The Federal Law of 26 October 2002, No.127-FZ «About insolvency (bankruptcy)» provides that the function of settlement officer in liquidation procedure in insolvency (bankruptcy) cases of banks, insurance companies, pension funds and other financial institutions is carrying out by Deposit Insurance Agency of Russia (with some exceptions).

== United States ==

In the United States, a Trustee in Bankruptcy is a person who is appointed by the United States Trustee Program, a division of the United States Department of Justice to handle daily administration for bankruptcy proceedings. Trustees are not government employees but private citizens. In limited circumstances, the creditors involved in a bankruptcy case can elect a trustee.

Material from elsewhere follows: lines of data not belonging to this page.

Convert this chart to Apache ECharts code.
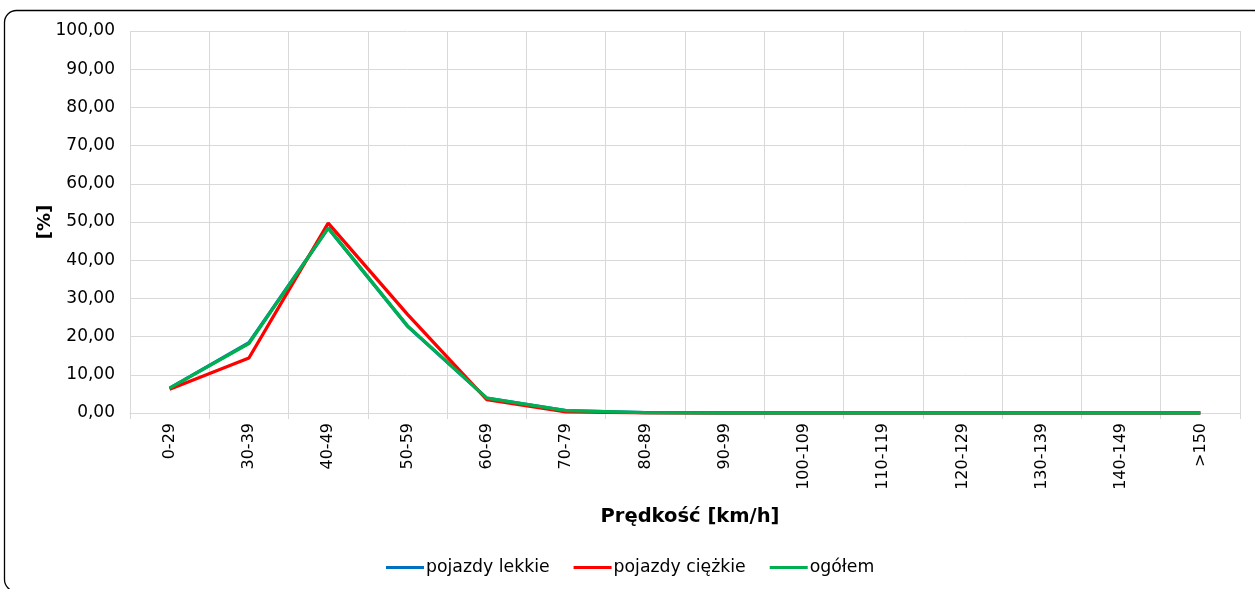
<!DOCTYPE html>
<html><head><meta charset="utf-8">
<script src="https://cdn.jsdelivr.net/npm/echarts@6/dist/echarts.min.js"></script>
<style>html,body{margin:0;padding:0;background:#fff}#c{width:1255px;height:589px}</style>
</head><body><div id="c"></div>
<script>
const categories = ['0-29','30-39','40-49','50-59','60-69','70-79','80-89','90-99','100-109','110-119','120-129','130-139','140-149','>150'];
const lekkie = [6.5, 18.4, 48.4, 22.7, 3.9, 0.6, 0.1, 0, 0, 0, 0, 0, 0, 0];
const ciezkie = [6.2, 14.4, 49.7, 25.8, 3.5, 0.3, 0.05, 0, 0, 0, 0, 0, 0, 0];
const ogolem = [6.5, 18.2, 48.4, 22.8, 3.9, 0.6, 0.1, 0, 0, 0, 0, 0, 0, 0];
const font = 'DejaVu Sans, Verdana, sans-serif';
const chart = echarts.init(document.getElementById('c'));
chart.setOption({
  animation: false,
  textStyle: {fontFamily: font},
  graphic: [{type:'rect', shape:{x:4.5,y:10.5,width:1270,height:581,r:12}, style:{fill:'none', stroke:'#000', lineWidth:1.3}, silent:true}],
  grid: {left:130, right:15, top:31, bottom:176, containLabel:false},
  legend: {top:554, left:381, itemWidth:38, itemHeight:3, itemGap:24, icon:'rect',
    textStyle:{fontFamily:font, fontSize:17.3, color:'#000', padding:[0,0,0,-3]},
    data:['pojazdy lekkie','pojazdy ciężkie','ogółem']},
  xAxis: {type:'category', data:categories, boundaryGap:true,
    name:'Prędkość [km/h]', nameLocation:'middle', nameGap:94,
    nameTextStyle:{fontFamily:font, fontSize:19.5, fontWeight:'bold', color:'#000', padding:[0,0,0,10]},
    axisLine:{lineStyle:{color:'#d9d9d9'}}, axisTick:{show:true, interval:0, length:6, lineStyle:{color:'#d9d9d9'}},
    splitLine:{show:true, interval:0, lineStyle:{color:'#d9d9d9'}},
    axisLabel:{rotate:90, interval:0, fontFamily:font, fontSize:16, color:'#000', margin:10}},
  yAxis: {type:'value', min:0, max:100, interval:10,
    name:'[%]', nameLocation:'middle', nameGap:76, nameRotate:90, nameMoveOverlap:false,
    nameTextStyle:{fontFamily:font, fontSize:18, fontWeight:'bold', color:'#000'},
    axisLine:{show:false}, axisTick:{show:false},
    splitLine:{lineStyle:{color:'#d9d9d9'}},
    axisLabel:{fontFamily:font, fontSize:17, color:'#000', margin:15,
      formatter: v => v.toFixed(2).replace('.', ',')}},
  series: [
    {name:'pojazdy lekkie', type:'line', data:lekkie, symbol:'none', lineStyle:{width:3.3, color:'#0070C0'}, itemStyle:{color:'#0070C0'}},
    {name:'pojazdy ciężkie', type:'line', data:ciezkie, symbol:'none', lineStyle:{width:3.3, color:'#FF0000'}, itemStyle:{color:'#FF0000'}},
    {name:'ogółem', type:'line', data:ogolem, symbol:'none', lineStyle:{width:3.3, color:'#00B050'}, itemStyle:{color:'#00B050'}}
  ]
});
</script></body></html>
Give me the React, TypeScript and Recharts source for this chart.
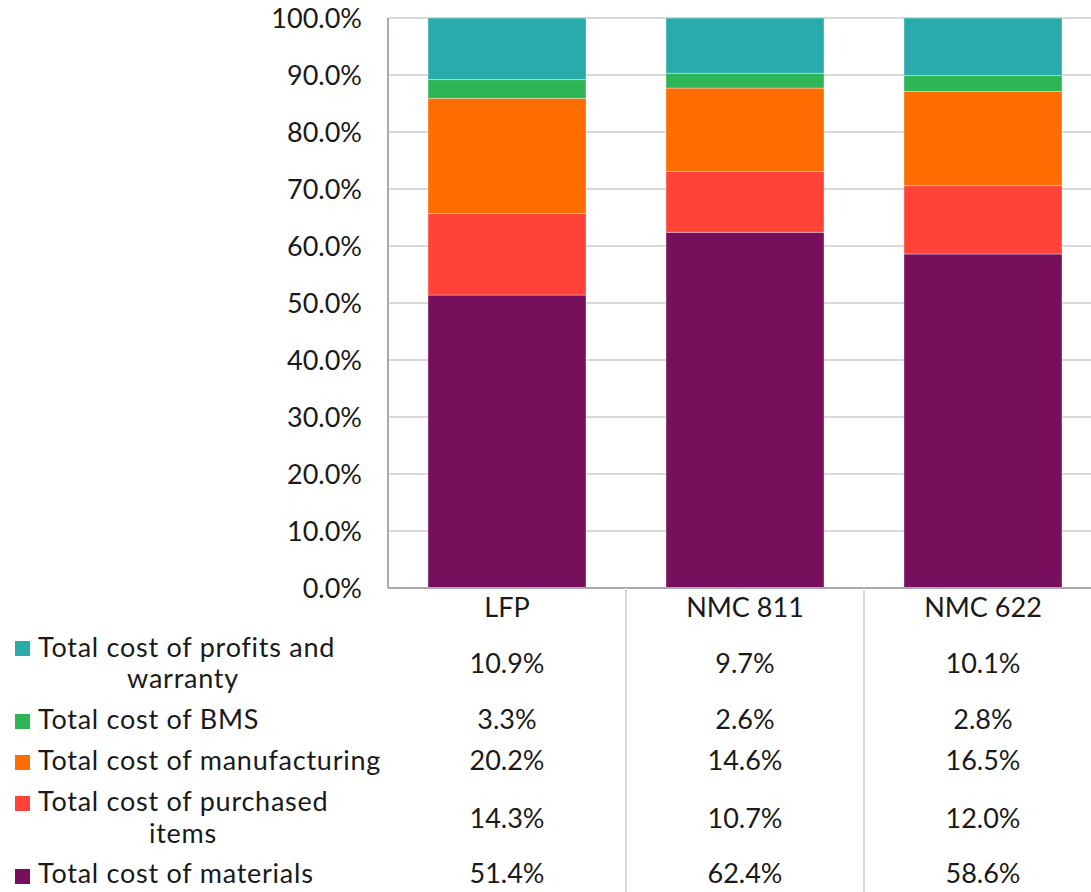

In a Chapter 7 Bankruptcy ("Liquidation") the trustee gathers the debtor's non-exempt property, managing the funds from the sale of those assets, and then paying expenses and distributing the balance to the owed creditors.

In a Chapter 13 Bankruptcy ("Reorganization") the trustee is responsible for receiving the debtor's monthly payments and distributing those funds proportionally to the debtor's creditors. The Bankruptcy Trustee will act on behalf of the debtor to guarantee that both the creditors’ and the debtor's interests are maintained in accordance with the bankruptcy laws, and will often be required to act as a negotiator between the two parties.

Since the 1990s, duties similar to those of a trustee are sometimes performed by an individual called a Chief restructuring officer (CRO), generally prior to, or subsequent to, a bankruptcy proceeding (generally, a Chapter 11 proceeding). A CRO is an official of the company who has direct contact with the creditors and who has executive power to implement changes. The advantage of using a CRO is that the arrangement gives both the creditor and debtor more say over the future of the company than might be the case where a Chapter 11 bankruptcy trustee is appointed.